What this means to the debtor is extremely drastic. The debtor believed that he was paying back $2700 worth of debt to unsecured creditors instead of $27,000 worth of debt. Since there was a significant increase in income, the trustee is likely to be successful in its motion to modify the plan. If this modification were to occur, the debtor would be paying back 100% of his unsecured debt or the full $27,000. To add insult to injury, this motion is being brought nine months before the suspected completion of the case. Further, $5600 of the unsecured debt is City of Chicago parking tickets. Should the debtor not pay 100% of the debt and have the case dismissed, the debtor will be subject to the city of Chicago’s wrath which could include booting the vehicle, impounding the vehicle and suspending the debtor’s driver’s license in the State of Illinois. Thus, we have a very drastic situation to deal with.

What we are going to do is analyze the income and expenses of the debtor. We’re going to see whether or not the additional income disclosed on the tax return is still in play.

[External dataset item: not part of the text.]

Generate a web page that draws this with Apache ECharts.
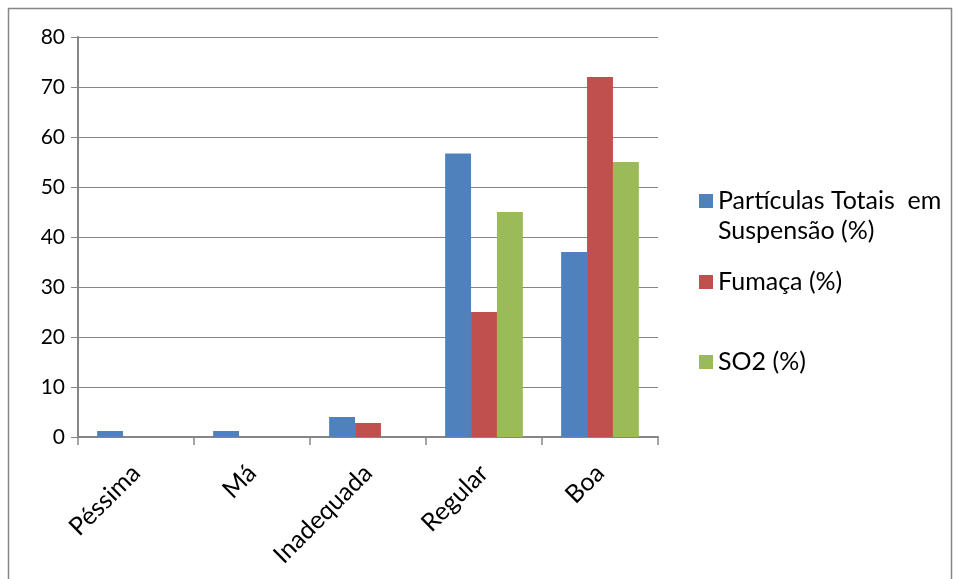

Where going to see if there are any additional expenses in the debtor’s schedules. We’re also going to try and bring a defense of collateral estoppel or latches in that the trustee waited until very close to the end of the plan to spring this motion. Cases on the trustee’s side include Petrol versus Mishler as well as In Re Witkowski which both talk about the trustee’s ability to monitor the income via tax returns and the ability to modify the plan pursuant to section 1329.

Please note that the above example is not the typical case. Most debtors in a chapter 13 bankruptcy case do not see more than double an increase in income while they are in the plan. In fact 99% of most debtors struggle to continue to make their existing chapter 13 plan as well as all of their other living expenses. It is only in the rarest case where we see a significant increase in income and even rarer, a chapter 13 trustee’s motion to modify plan. I simply want to make the readers aware that this situation does exist and it can happen in certain circumstances, albeit rarely.